EXERCISE — From the line with "Write a web" to the line with "-43.2, -34.0, 0];", both included, repeat each line exactly and leave out the pictures.

════

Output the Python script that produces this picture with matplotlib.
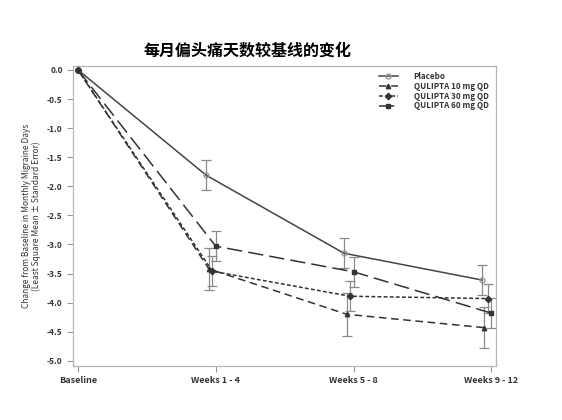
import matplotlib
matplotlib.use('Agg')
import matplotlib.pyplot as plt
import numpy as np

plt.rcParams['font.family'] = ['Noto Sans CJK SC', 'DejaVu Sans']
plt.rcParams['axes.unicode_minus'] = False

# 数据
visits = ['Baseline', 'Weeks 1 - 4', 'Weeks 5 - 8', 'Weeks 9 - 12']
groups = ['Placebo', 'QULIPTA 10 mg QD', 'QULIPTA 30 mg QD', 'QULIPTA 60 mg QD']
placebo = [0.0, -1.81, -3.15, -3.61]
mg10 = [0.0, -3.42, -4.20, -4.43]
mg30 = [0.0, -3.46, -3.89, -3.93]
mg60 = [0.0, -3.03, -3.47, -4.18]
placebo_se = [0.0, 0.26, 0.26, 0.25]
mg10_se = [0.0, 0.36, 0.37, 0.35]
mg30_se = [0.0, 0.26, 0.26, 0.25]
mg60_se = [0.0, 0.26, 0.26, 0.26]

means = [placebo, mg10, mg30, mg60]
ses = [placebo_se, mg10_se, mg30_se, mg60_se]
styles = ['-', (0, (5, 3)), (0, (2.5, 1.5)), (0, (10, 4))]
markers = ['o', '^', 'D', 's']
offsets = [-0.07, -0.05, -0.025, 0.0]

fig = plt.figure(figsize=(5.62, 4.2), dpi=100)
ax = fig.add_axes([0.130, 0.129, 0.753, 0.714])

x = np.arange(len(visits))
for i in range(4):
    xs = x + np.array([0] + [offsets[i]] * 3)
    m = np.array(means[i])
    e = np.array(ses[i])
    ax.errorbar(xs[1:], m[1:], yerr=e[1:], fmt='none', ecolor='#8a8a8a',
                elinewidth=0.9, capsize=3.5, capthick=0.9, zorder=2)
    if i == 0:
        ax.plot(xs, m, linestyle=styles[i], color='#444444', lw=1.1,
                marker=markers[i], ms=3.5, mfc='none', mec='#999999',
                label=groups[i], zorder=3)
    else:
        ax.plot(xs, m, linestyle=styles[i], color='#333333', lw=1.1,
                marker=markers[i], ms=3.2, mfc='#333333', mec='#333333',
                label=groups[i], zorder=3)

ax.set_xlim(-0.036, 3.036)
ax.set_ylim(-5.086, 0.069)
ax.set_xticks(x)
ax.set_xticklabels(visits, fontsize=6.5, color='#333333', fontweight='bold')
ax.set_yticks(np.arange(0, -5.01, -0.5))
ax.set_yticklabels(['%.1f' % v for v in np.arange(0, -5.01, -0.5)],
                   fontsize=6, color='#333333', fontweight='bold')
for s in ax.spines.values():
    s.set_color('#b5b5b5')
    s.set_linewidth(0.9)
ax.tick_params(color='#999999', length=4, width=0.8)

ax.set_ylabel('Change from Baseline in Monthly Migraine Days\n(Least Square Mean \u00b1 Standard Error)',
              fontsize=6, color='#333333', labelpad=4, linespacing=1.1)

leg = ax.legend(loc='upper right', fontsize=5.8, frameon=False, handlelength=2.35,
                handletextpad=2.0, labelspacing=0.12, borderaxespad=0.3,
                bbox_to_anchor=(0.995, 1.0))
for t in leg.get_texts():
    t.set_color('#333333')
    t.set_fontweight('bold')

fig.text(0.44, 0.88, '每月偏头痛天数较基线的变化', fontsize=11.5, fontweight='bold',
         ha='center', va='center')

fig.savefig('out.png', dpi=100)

════

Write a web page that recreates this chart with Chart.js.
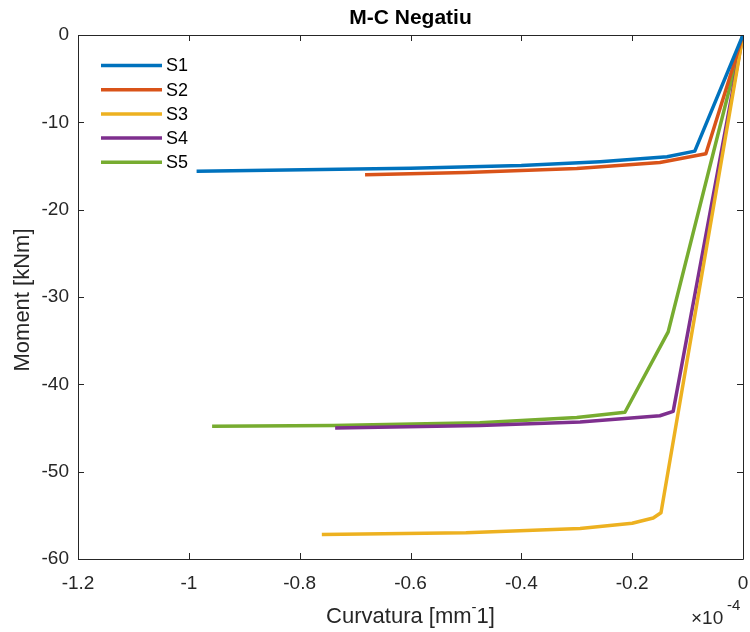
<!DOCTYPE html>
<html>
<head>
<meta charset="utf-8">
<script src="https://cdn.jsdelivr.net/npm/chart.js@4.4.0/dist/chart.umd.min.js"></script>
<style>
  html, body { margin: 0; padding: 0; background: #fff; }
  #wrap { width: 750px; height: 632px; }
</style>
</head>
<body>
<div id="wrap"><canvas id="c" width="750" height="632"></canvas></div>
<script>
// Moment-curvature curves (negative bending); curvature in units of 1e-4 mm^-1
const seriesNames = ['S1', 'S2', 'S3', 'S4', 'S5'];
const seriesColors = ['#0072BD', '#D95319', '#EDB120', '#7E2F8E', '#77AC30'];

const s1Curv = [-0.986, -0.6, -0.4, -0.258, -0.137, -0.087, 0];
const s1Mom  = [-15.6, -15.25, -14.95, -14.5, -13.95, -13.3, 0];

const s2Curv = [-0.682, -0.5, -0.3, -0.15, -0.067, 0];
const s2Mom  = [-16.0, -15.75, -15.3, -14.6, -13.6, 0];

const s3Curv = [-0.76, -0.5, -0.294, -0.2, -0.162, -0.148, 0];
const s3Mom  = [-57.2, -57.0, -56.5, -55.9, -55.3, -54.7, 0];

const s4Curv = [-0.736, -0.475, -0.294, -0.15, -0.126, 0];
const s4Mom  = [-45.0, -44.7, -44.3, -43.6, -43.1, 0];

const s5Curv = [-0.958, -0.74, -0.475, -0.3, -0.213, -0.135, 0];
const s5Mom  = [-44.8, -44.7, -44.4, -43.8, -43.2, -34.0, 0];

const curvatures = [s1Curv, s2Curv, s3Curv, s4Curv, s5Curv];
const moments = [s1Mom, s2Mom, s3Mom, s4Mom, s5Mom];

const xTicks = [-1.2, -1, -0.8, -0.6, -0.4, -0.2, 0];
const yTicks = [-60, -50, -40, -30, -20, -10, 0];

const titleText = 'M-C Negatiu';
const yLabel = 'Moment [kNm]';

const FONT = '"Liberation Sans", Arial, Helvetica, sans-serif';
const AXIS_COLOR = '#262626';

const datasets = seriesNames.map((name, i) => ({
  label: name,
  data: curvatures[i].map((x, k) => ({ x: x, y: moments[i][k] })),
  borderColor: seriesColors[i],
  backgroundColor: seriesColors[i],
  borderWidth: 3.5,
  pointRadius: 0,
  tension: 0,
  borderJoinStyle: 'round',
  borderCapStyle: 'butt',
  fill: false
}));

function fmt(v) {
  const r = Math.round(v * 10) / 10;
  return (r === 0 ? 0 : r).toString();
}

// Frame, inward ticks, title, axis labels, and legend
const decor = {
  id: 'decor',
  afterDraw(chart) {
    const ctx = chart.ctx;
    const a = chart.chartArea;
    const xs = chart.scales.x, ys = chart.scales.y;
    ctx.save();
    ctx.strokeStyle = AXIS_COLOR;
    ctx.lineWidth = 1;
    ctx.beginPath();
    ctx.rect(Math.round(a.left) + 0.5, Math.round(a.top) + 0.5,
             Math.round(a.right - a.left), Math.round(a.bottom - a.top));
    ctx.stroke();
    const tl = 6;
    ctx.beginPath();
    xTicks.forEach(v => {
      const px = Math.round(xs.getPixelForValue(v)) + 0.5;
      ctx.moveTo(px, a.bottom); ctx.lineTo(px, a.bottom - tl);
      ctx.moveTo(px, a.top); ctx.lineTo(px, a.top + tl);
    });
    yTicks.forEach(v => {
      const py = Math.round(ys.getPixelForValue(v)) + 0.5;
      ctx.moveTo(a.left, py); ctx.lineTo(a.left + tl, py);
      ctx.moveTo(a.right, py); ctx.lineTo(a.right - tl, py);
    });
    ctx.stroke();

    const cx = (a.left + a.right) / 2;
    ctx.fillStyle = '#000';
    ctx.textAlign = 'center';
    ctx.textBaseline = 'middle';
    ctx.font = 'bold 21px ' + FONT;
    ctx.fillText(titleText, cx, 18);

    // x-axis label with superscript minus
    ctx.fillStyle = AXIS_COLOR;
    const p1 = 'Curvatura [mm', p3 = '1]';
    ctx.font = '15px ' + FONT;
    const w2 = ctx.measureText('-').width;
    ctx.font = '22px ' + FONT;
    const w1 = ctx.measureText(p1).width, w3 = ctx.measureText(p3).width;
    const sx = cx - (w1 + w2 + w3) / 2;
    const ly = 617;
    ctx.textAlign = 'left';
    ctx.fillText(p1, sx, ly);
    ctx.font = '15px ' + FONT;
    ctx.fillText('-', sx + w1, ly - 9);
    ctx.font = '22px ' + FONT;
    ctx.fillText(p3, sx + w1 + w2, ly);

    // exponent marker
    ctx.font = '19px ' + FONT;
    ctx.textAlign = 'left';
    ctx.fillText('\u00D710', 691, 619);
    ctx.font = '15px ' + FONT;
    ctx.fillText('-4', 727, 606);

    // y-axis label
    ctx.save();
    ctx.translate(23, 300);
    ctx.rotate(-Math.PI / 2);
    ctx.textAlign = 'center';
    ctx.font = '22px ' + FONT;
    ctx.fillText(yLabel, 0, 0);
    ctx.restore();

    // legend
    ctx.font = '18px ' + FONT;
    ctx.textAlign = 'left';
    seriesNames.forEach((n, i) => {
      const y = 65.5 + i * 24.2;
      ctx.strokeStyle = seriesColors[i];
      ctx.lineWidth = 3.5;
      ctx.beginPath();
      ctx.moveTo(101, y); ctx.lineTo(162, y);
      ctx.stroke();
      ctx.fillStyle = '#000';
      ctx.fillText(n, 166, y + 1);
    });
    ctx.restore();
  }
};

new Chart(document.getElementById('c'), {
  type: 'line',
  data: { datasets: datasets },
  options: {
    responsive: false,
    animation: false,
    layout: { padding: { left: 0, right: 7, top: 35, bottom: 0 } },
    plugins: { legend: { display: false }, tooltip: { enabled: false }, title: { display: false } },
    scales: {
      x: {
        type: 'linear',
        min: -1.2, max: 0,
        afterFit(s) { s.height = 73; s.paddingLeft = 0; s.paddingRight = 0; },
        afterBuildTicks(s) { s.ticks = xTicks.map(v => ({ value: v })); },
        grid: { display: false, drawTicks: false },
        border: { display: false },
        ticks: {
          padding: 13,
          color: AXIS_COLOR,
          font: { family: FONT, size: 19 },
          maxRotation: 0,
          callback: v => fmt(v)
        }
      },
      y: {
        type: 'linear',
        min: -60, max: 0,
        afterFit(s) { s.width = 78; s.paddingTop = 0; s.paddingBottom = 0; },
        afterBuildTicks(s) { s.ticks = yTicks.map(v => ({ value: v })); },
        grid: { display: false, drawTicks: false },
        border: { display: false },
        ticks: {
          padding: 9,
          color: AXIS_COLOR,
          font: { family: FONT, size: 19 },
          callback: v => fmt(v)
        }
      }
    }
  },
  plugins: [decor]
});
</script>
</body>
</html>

════

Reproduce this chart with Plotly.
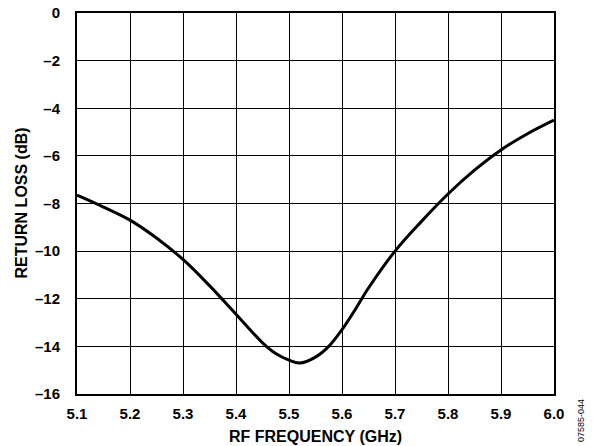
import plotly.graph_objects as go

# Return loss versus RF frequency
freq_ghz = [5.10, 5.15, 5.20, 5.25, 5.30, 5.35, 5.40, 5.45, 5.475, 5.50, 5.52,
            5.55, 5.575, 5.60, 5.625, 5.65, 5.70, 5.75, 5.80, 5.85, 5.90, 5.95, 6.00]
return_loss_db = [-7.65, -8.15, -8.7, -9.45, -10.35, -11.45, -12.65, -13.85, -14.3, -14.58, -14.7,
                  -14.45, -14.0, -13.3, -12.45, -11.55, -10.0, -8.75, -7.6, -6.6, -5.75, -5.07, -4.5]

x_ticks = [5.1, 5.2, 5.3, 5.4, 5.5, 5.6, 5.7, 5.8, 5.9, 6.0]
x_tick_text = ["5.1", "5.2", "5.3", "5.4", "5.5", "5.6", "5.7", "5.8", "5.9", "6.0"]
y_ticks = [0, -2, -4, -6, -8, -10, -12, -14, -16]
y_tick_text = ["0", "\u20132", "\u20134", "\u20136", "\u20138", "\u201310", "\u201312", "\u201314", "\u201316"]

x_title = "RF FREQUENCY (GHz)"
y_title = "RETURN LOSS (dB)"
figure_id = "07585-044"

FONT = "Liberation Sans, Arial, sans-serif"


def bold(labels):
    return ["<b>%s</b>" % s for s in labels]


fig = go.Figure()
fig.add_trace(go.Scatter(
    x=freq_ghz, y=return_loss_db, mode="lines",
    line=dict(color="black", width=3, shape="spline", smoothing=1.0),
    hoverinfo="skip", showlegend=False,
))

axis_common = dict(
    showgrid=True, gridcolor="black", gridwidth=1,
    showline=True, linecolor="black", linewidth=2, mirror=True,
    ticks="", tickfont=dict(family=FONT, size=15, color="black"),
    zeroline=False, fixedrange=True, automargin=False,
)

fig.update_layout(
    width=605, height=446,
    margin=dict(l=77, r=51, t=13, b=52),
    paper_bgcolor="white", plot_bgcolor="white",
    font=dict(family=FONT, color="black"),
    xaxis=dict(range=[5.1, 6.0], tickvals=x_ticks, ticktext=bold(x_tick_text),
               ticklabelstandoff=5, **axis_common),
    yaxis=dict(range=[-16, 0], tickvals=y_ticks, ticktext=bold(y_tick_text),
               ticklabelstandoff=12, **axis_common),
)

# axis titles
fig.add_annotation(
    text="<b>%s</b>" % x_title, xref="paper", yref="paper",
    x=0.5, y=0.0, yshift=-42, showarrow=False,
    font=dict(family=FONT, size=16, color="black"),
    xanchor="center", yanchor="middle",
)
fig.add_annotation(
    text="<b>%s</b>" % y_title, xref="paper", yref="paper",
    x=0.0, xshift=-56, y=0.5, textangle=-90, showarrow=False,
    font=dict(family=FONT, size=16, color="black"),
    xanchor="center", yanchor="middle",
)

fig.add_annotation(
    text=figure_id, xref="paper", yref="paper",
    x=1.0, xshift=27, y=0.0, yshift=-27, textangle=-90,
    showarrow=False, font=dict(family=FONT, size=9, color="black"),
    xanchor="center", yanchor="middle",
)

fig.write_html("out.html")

════

FULL RESPONSE —
Write a web page that recreates this chart with Chart.js.
<!DOCTYPE html>
<html>
<head>
<meta charset="utf-8">
<script src="https://cdn.jsdelivr.net/npm/chart.js@4.4.0/dist/chart.umd.min.js"></script>
<style>
  html, body { margin: 0; padding: 0; background: #fff; }
  #wrap { width: 750px; height: 632px; }
</style>
</head>
<body>
<div id="wrap"><canvas id="c" width="750" height="632"></canvas></div>
<script>
// Moment-curvature curves (negative bending); curvature in units of 1e-4 mm^-1
const seriesNames = ['S1', 'S2', 'S3', 'S4', 'S5'];
const seriesColors = ['#0072BD', '#D95319', '#EDB120', '#7E2F8E', '#77AC30'];

const s1Curv = [-0.986, -0.6, -0.4, -0.258, -0.137, -0.087, 0];
const s1Mom  = [-15.6, -15.25, -14.95, -14.5, -13.95, -13.3, 0];

const s2Curv = [-0.682, -0.5, -0.3, -0.15, -0.067, 0];
const s2Mom  = [-16.0, -15.75, -15.3, -14.6, -13.6, 0];

const s3Curv = [-0.76, -0.5, -0.294, -0.2, -0.162, -0.148, 0];
const s3Mom  = [-57.2, -57.0, -56.5, -55.9, -55.3, -54.7, 0];

const s4Curv = [-0.736, -0.475, -0.294, -0.15, -0.126, 0];
const s4Mom  = [-45.0, -44.7, -44.3, -43.6, -43.1, 0];

const s5Curv = [-0.958, -0.74, -0.475, -0.3, -0.213, -0.135, 0];
const s5Mom  = [-44.8, -44.7, -44.4, -43.8, -43.2, -34.0, 0];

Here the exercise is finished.